Written instruction:
From the very first line of the data to the line containing "W, H = 1160, 812", retype everything exactly, leaving the pictures behind.

Source data:
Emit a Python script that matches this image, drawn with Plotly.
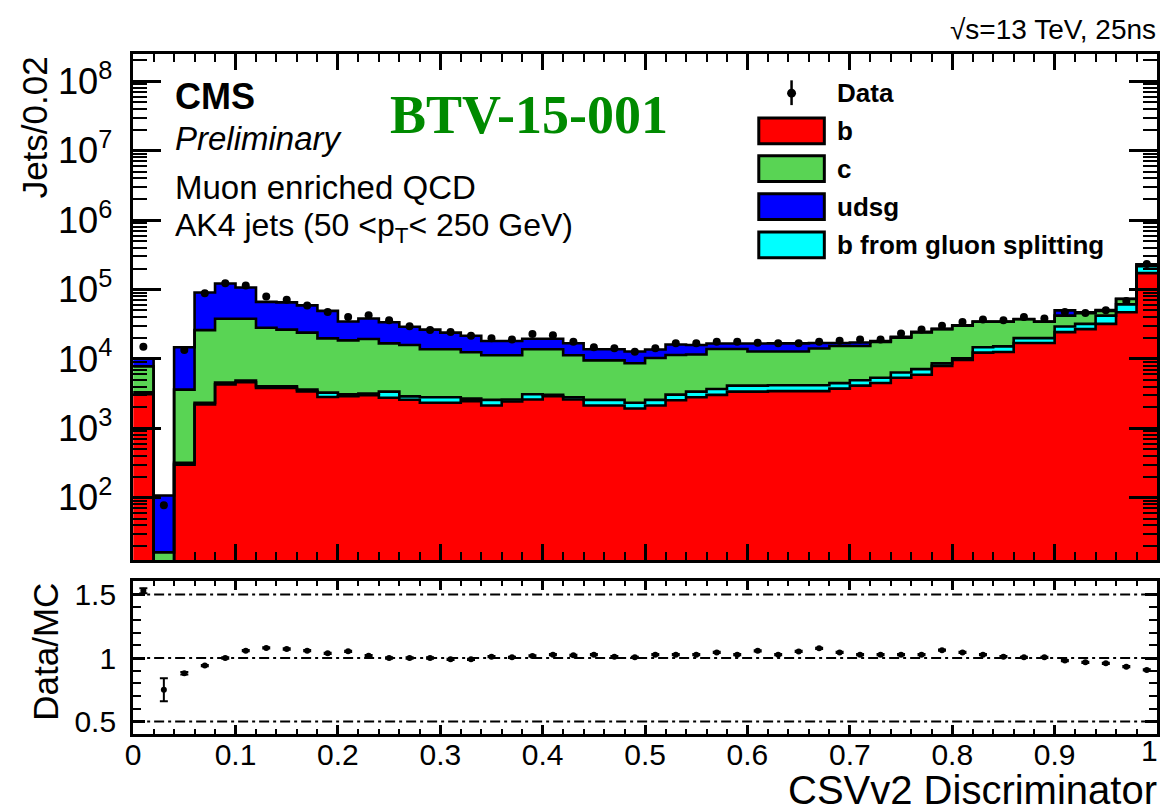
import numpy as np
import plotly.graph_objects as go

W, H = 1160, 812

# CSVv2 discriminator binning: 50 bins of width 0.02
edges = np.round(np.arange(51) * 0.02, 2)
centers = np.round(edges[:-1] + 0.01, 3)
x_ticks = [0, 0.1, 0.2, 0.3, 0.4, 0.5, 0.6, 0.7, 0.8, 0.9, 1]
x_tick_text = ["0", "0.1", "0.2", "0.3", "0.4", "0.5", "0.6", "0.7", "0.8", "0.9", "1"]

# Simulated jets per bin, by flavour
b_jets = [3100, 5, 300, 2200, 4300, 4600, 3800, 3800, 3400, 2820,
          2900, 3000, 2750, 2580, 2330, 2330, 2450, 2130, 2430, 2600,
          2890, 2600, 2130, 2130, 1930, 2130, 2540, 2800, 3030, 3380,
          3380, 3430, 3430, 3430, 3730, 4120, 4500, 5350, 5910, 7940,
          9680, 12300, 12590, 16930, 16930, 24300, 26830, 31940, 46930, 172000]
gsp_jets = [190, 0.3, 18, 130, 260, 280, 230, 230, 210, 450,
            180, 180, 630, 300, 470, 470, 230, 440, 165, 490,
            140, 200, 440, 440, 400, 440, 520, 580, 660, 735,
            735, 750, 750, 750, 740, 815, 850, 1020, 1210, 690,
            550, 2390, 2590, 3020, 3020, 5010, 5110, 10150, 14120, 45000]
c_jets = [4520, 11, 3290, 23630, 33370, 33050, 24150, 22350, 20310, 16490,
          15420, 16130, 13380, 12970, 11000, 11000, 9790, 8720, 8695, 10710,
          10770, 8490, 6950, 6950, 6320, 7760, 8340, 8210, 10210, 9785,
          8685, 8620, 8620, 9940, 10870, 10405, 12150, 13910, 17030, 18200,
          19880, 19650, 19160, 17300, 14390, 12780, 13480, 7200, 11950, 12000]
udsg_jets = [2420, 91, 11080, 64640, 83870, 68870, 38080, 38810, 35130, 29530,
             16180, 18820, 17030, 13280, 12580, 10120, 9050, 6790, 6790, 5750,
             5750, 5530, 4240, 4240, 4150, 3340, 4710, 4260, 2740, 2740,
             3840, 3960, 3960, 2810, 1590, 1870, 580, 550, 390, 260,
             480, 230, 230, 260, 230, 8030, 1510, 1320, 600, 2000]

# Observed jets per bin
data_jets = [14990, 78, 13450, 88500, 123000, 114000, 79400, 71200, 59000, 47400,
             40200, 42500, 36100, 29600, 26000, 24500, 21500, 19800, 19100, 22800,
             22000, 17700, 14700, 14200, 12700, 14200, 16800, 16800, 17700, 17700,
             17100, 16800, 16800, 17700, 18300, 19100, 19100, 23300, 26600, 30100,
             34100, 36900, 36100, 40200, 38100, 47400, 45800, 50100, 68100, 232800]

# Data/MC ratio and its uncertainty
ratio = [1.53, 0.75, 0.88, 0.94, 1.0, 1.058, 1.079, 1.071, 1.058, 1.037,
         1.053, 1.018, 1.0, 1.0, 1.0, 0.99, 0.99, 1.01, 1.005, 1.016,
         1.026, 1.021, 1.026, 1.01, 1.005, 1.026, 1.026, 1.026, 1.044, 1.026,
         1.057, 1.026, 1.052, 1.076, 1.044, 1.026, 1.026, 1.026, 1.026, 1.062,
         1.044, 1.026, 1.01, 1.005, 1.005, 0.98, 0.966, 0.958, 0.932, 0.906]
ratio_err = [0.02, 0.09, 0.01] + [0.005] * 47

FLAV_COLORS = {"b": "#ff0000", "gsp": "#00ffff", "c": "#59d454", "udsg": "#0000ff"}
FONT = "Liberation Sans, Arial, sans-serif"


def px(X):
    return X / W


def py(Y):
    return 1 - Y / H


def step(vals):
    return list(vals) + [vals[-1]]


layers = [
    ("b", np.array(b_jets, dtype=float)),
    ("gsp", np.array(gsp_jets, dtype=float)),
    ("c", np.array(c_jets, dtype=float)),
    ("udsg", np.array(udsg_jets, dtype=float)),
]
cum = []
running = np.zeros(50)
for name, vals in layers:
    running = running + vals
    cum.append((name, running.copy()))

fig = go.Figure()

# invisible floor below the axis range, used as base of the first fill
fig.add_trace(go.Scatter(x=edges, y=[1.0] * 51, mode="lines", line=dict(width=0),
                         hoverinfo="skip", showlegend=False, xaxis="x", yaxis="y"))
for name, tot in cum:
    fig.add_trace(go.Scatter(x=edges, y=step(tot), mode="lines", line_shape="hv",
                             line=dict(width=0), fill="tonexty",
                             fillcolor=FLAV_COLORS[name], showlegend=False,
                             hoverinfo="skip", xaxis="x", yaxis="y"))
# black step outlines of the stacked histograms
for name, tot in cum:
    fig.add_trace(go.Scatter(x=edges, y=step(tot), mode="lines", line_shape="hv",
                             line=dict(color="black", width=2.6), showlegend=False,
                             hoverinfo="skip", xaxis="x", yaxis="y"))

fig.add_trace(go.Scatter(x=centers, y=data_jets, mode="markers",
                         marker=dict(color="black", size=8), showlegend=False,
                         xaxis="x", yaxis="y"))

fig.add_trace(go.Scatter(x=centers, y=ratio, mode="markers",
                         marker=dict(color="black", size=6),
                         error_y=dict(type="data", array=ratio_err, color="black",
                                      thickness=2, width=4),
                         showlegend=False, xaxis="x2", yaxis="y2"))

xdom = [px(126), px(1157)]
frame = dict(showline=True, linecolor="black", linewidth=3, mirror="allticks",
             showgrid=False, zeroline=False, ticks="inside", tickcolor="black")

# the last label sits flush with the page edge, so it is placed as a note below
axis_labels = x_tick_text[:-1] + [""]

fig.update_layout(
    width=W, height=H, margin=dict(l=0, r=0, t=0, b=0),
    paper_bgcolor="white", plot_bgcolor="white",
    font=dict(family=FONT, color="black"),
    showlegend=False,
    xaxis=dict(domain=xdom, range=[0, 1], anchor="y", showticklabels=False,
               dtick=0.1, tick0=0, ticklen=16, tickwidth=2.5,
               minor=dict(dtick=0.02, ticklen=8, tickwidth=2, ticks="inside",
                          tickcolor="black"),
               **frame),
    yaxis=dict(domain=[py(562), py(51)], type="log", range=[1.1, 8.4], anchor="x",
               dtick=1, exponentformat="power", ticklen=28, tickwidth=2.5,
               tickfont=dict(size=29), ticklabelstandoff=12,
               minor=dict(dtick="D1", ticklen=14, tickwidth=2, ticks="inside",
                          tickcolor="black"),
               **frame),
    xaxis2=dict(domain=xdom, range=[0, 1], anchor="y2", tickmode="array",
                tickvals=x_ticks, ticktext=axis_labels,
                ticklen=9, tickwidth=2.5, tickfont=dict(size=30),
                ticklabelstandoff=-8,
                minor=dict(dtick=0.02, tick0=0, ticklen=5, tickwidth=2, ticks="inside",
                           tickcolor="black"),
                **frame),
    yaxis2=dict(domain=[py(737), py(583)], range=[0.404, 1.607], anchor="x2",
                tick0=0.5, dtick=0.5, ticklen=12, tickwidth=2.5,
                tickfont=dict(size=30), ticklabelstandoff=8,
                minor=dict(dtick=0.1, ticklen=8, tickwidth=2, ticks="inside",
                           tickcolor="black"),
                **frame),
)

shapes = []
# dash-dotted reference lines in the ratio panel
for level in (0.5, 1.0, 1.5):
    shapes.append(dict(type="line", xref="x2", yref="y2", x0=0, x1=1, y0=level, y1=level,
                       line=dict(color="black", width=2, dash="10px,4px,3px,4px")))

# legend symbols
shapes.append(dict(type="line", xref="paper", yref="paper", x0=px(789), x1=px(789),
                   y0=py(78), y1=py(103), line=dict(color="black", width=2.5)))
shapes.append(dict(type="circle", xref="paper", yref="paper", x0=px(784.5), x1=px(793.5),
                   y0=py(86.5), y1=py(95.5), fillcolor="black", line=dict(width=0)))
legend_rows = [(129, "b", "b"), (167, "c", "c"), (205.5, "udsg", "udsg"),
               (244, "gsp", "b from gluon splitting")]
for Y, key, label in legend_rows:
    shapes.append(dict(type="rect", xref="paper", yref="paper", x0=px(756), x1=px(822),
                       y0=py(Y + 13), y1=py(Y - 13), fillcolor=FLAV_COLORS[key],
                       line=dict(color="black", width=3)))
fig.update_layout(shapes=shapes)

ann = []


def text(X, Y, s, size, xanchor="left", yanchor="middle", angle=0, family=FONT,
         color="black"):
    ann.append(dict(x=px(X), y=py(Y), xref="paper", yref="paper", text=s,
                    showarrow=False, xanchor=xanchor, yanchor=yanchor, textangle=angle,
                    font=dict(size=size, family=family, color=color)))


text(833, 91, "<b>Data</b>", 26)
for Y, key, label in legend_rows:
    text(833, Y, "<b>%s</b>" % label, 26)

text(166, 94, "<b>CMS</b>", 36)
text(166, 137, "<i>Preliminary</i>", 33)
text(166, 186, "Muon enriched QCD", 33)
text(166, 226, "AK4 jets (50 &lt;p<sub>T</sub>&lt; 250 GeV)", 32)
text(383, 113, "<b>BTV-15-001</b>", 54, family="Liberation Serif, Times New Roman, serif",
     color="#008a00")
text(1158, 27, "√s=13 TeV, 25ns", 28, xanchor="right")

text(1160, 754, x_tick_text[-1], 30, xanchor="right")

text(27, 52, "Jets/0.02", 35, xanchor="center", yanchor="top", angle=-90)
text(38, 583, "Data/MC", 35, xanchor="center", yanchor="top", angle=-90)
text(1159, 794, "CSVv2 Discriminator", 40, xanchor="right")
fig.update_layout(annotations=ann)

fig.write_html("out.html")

Result below:
Emit a Python script that matches this image, drawn with Plotly.
import numpy as np
import plotly.graph_objects as go

W, H = 1160, 812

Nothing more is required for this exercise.